--- Requirements ---
Pictures do not belong in the copy; quote every entry below exactly.

--- Entries supplied ---

○ ○ ○ ○ ○

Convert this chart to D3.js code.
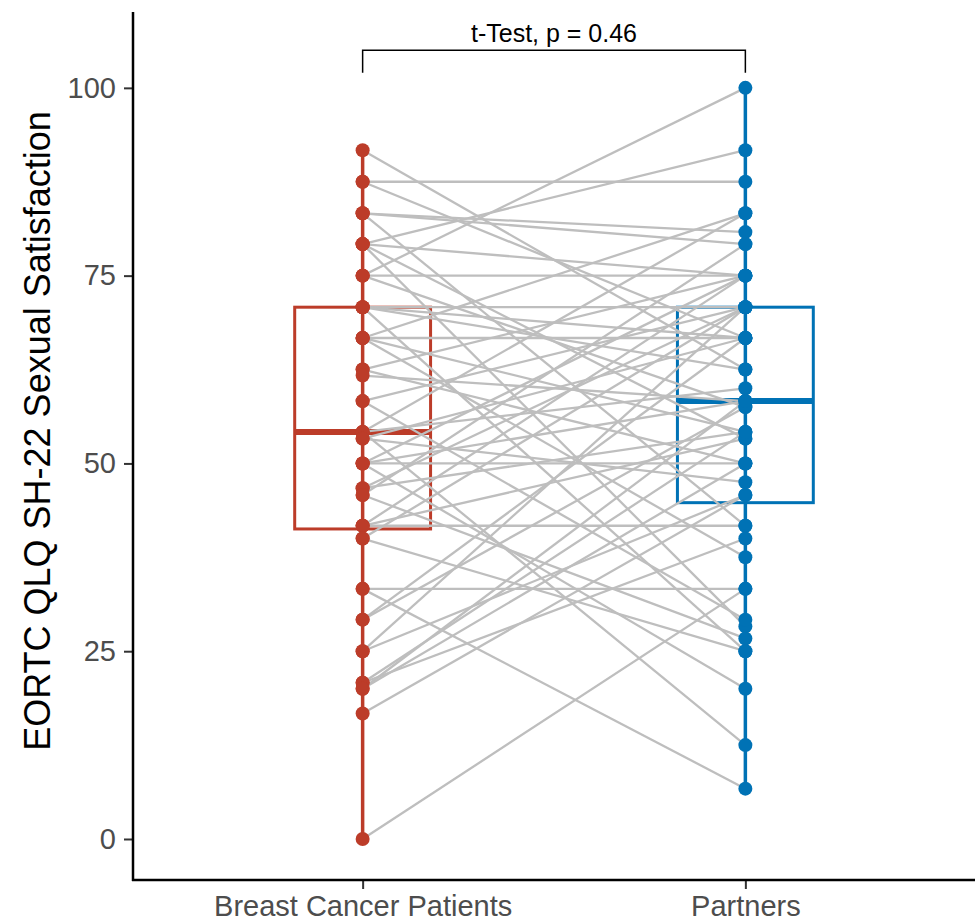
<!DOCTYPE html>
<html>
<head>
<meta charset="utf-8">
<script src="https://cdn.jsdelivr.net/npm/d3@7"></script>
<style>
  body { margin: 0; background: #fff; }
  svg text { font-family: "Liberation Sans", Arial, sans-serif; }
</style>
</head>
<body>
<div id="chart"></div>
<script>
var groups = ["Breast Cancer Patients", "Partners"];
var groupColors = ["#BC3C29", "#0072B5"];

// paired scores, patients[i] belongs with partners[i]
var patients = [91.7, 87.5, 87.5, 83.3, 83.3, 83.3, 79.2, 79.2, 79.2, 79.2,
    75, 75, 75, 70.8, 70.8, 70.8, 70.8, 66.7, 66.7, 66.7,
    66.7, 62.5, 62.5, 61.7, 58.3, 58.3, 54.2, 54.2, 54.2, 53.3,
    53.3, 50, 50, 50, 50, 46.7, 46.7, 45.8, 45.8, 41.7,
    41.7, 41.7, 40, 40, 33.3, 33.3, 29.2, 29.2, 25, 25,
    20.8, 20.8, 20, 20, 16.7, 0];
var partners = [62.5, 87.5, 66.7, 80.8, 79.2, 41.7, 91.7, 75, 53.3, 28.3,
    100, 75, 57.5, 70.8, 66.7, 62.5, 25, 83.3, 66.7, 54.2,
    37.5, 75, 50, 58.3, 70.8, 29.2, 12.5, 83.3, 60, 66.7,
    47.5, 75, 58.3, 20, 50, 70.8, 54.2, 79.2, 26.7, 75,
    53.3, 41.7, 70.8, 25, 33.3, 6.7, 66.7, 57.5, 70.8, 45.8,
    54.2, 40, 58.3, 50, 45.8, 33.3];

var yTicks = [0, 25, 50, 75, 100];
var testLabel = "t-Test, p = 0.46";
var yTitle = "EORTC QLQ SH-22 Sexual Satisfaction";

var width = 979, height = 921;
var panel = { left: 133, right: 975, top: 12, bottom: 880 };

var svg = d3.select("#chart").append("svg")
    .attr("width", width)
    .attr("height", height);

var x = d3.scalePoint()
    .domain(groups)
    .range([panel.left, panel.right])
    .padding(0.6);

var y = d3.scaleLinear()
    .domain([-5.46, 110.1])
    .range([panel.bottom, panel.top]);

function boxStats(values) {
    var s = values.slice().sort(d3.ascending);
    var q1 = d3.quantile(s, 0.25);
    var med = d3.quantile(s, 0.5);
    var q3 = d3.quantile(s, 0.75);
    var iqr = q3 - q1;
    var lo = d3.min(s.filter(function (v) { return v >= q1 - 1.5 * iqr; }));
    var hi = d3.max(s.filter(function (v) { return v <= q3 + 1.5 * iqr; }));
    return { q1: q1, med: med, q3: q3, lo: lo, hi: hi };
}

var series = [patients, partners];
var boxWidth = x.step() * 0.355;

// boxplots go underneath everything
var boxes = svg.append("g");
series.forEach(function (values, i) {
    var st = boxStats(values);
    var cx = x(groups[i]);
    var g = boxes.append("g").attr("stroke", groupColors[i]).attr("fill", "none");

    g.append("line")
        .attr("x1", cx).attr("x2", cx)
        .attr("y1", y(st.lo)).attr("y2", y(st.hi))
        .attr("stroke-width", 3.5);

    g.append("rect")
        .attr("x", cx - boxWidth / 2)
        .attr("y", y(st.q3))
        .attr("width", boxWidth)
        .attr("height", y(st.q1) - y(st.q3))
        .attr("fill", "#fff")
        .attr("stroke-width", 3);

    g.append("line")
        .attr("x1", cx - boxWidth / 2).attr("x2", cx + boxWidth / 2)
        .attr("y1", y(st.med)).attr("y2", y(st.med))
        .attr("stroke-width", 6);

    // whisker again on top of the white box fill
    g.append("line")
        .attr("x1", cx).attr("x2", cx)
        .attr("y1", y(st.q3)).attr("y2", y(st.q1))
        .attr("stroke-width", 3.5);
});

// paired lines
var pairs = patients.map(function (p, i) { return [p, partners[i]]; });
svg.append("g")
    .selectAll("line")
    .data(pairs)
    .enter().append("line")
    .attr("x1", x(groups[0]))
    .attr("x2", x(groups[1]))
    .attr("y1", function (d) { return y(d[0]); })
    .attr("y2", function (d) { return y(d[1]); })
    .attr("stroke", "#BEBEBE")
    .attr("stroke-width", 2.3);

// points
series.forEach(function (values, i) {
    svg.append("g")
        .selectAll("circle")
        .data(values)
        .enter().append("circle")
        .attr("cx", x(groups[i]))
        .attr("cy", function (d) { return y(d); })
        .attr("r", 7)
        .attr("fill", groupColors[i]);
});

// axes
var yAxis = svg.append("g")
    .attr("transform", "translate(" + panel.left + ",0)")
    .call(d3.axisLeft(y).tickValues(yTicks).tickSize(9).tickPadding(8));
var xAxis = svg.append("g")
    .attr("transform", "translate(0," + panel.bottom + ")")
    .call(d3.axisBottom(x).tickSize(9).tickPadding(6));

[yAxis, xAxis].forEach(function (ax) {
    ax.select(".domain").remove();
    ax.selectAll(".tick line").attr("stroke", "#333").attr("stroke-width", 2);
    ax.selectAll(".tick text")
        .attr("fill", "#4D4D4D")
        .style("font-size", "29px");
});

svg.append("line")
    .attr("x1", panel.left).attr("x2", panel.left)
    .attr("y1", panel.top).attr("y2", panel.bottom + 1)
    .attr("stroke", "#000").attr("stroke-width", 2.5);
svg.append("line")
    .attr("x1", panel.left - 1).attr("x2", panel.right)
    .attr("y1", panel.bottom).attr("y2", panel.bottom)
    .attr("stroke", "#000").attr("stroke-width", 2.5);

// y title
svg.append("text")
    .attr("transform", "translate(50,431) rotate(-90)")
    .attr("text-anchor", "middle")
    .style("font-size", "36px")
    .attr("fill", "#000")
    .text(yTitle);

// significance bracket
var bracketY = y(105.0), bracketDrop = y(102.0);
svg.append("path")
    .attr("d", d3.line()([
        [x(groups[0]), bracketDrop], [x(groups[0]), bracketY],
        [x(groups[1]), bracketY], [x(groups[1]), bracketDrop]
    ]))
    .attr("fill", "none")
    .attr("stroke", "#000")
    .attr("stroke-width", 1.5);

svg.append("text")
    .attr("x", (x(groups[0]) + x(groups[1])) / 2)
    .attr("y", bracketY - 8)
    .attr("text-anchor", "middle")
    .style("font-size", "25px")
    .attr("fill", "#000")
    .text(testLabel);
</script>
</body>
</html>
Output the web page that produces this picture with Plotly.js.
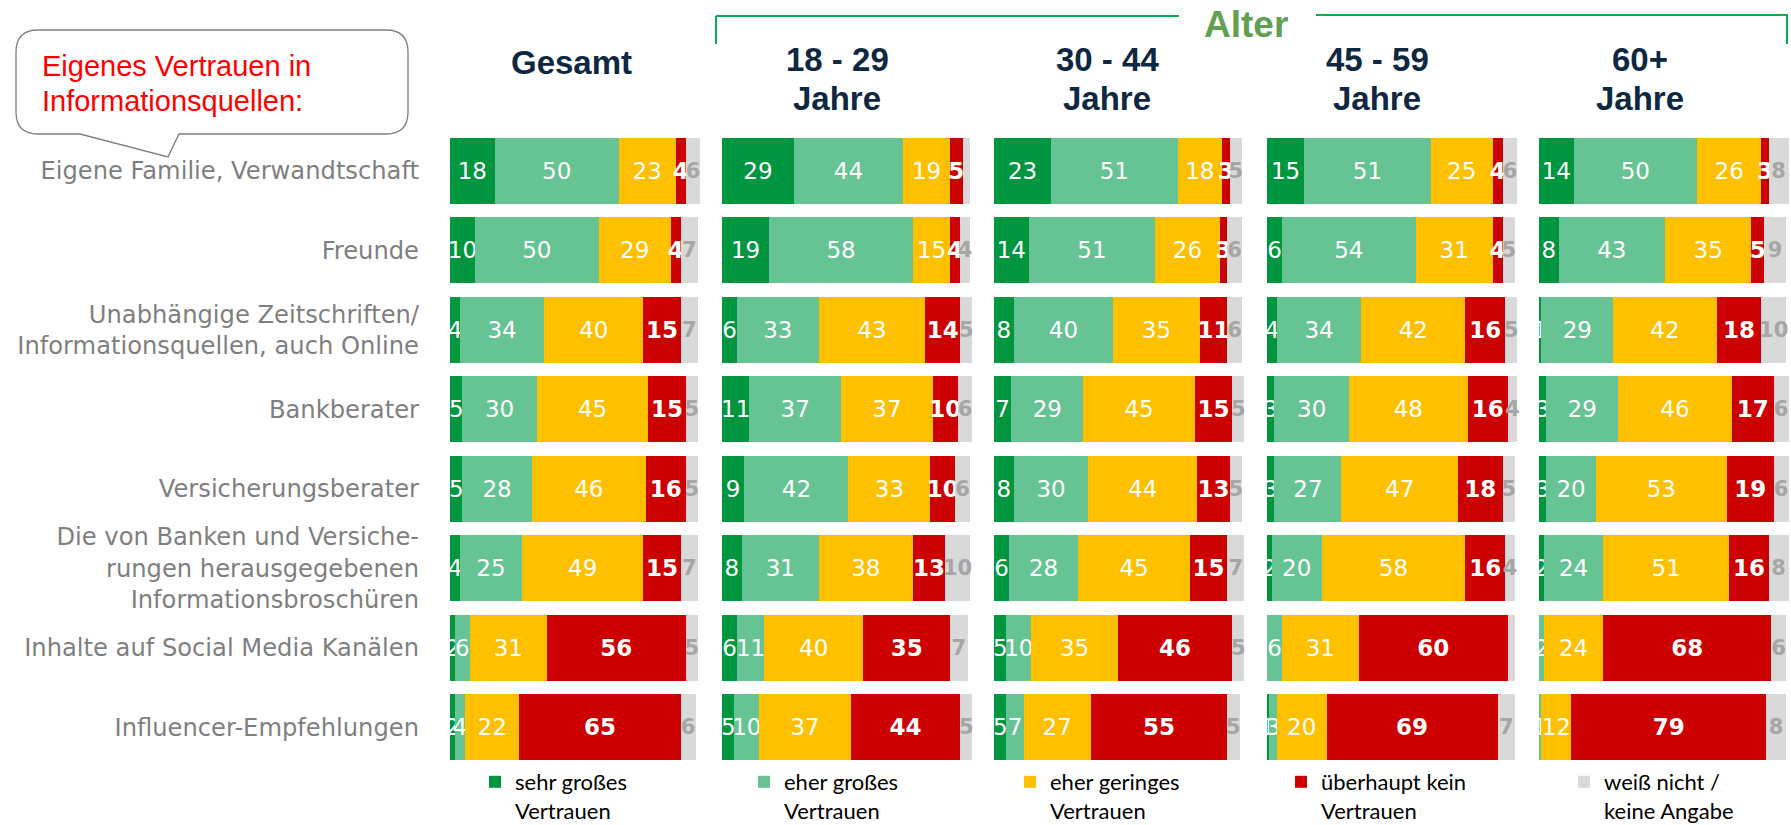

○ ○ ○ ○ ○

--- Exercise result ---
Convert this chart to D3.js code.
<!DOCTYPE html>
<html>
<head>
<meta charset="utf-8">
<script src="https://cdn.jsdelivr.net/npm/d3@7"></script>
<style>
  body { margin: 0; background: #fff; }
  svg text { font-family: "Liberation Sans", Arial, sans-serif; }
</style>
</head>
<body>
<div id="chart"></div>
<script>
var groups = ["Breast Cancer Patients", "Partners"];
var groupColors = ["#BC3C29", "#0072B5"];

// paired scores, patients[i] belongs with partners[i]
var patients = [91.7, 87.5, 87.5, 83.3, 83.3, 83.3, 79.2, 79.2, 79.2, 79.2,
    75, 75, 75, 70.8, 70.8, 70.8, 70.8, 66.7, 66.7, 66.7,
    66.7, 62.5, 62.5, 61.7, 58.3, 58.3, 54.2, 54.2, 54.2, 53.3,
    53.3, 50, 50, 50, 50, 46.7, 46.7, 45.8, 45.8, 41.7,
    41.7, 41.7, 40, 40, 33.3, 33.3, 29.2, 29.2, 25, 25,
    20.8, 20.8, 20, 20, 16.7, 0];
var partners = [62.5, 87.5, 66.7, 80.8, 79.2, 41.7, 91.7, 75, 53.3, 28.3,
    100, 75, 57.5, 70.8, 66.7, 62.5, 25, 83.3, 66.7, 54.2,
    37.5, 75, 50, 58.3, 70.8, 29.2, 12.5, 83.3, 60, 66.7,
    47.5, 75, 58.3, 20, 50, 70.8, 54.2, 79.2, 26.7, 75,
    53.3, 41.7, 70.8, 25, 33.3, 6.7, 66.7, 57.5, 70.8, 45.8,
    54.2, 40, 58.3, 50, 45.8, 33.3];

var yTicks = [0, 25, 50, 75, 100];
var testLabel = "t-Test, p = 0.46";
var yTitle = "EORTC QLQ SH-22 Sexual Satisfaction";

var width = 979, height = 921;
var panel = { left: 133, right: 975, top: 12, bottom: 880 };

var svg = d3.select("#chart").append("svg")
    .attr("width", width)
    .attr("height", height);

var x = d3.scalePoint()
    .domain(groups)
    .range([panel.left, panel.right])
    .padding(0.6);

var y = d3.scaleLinear()
    .domain([-5.46, 110.1])
    .range([panel.bottom, panel.top]);

function boxStats(values) {
    var s = values.slice().sort(d3.ascending);
    var q1 = d3.quantile(s, 0.25);
    var med = d3.quantile(s, 0.5);
    var q3 = d3.quantile(s, 0.75);
    var iqr = q3 - q1;
    var lo = d3.min(s.filter(function (v) { return v >= q1 - 1.5 * iqr; }));
    var hi = d3.max(s.filter(function (v) { return v <= q3 + 1.5 * iqr; }));
    return { q1: q1, med: med, q3: q3, lo: lo, hi: hi };
}

var series = [patients, partners];
var boxWidth = x.step() * 0.355;

// boxplots go underneath everything
var boxes = svg.append("g");
series.forEach(function (values, i) {
    var st = boxStats(values);
    var cx = x(groups[i]);
    var g = boxes.append("g").attr("stroke", groupColors[i]).attr("fill", "none");

    g.append("line")
        .attr("x1", cx).attr("x2", cx)
        .attr("y1", y(st.lo)).attr("y2", y(st.hi))
        .attr("stroke-width", 3.5);

    g.append("rect")
        .attr("x", cx - boxWidth / 2)
        .attr("y", y(st.q3))
        .attr("width", boxWidth)
        .attr("height", y(st.q1) - y(st.q3))
        .attr("fill", "#fff")
        .attr("stroke-width", 3);

    g.append("line")
        .attr("x1", cx - boxWidth / 2).attr("x2", cx + boxWidth / 2)
        .attr("y1", y(st.med)).attr("y2", y(st.med))
        .attr("stroke-width", 6);

    // whisker again on top of the white box fill
    g.append("line")
        .attr("x1", cx).attr("x2", cx)
        .attr("y1", y(st.q3)).attr("y2", y(st.q1))
        .attr("stroke-width", 3.5);
});

// paired lines
var pairs = patients.map(function (p, i) { return [p, partners[i]]; });
svg.append("g")
    .selectAll("line")
    .data(pairs)
    .enter().append("line")
    .attr("x1", x(groups[0]))
    .attr("x2", x(groups[1]))
    .attr("y1", function (d) { return y(d[0]); })
    .attr("y2", function (d) { return y(d[1]); })
    .attr("stroke", "#BEBEBE")
    .attr("stroke-width", 2.3);

// points
series.forEach(function (values, i) {
    svg.append("g")
        .selectAll("circle")
        .data(values)
        .enter().append("circle")
        .attr("cx", x(groups[i]))
        .attr("cy", function (d) { return y(d); })
        .attr("r", 7)
        .attr("fill", groupColors[i]);
});

// axes
var yAxis = svg.append("g")
    .attr("transform", "translate(" + panel.left + ",0)")
    .call(d3.axisLeft(y).tickValues(yTicks).tickSize(9).tickPadding(8));
var xAxis = svg.append("g")
    .attr("transform", "translate(0," + panel.bottom + ")")
    .call(d3.axisBottom(x).tickSize(9).tickPadding(6));

[yAxis, xAxis].forEach(function (ax) {
    ax.select(".domain").remove();
    ax.selectAll(".tick line").attr("stroke", "#333").attr("stroke-width", 2);
    ax.selectAll(".tick text")
        .attr("fill", "#4D4D4D")
        .style("font-size", "29px");
});

svg.append("line")
    .attr("x1", panel.left).attr("x2", panel.left)
    .attr("y1", panel.top).attr("y2", panel.bottom + 1)
    .attr("stroke", "#000").attr("stroke-width", 2.5);
svg.append("line")
    .attr("x1", panel.left - 1).attr("x2", panel.right)
    .attr("y1", panel.bottom).attr("y2", panel.bottom)
    .attr("stroke", "#000").attr("stroke-width", 2.5);

// y title
svg.append("text")
    .attr("transform", "translate(50,431) rotate(-90)")
    .attr("text-anchor", "middle")
    .style("font-size", "36px")
    .attr("fill", "#000")
    .text(yTitle);

// significance bracket
var bracketY = y(105.0), bracketDrop = y(102.0);
svg.append("path")
    .attr("d", d3.line()([
        [x(groups[0]), bracketDrop], [x(groups[0]), bracketY],
        [x(groups[1]), bracketY], [x(groups[1]), bracketDrop]
    ]))
    .attr("fill", "none")
    .attr("stroke", "#000")
    .attr("stroke-width", 1.5);

svg.append("text")
    .attr("x", (x(groups[0]) + x(groups[1])) / 2)
    .attr("y", bracketY - 8)
    .attr("text-anchor", "middle")
    .style("font-size", "25px")
    .attr("fill", "#000")
    .text(testLabel);
</script>
</body>
</html>
Output the web page that produces this picture with Plotly.js.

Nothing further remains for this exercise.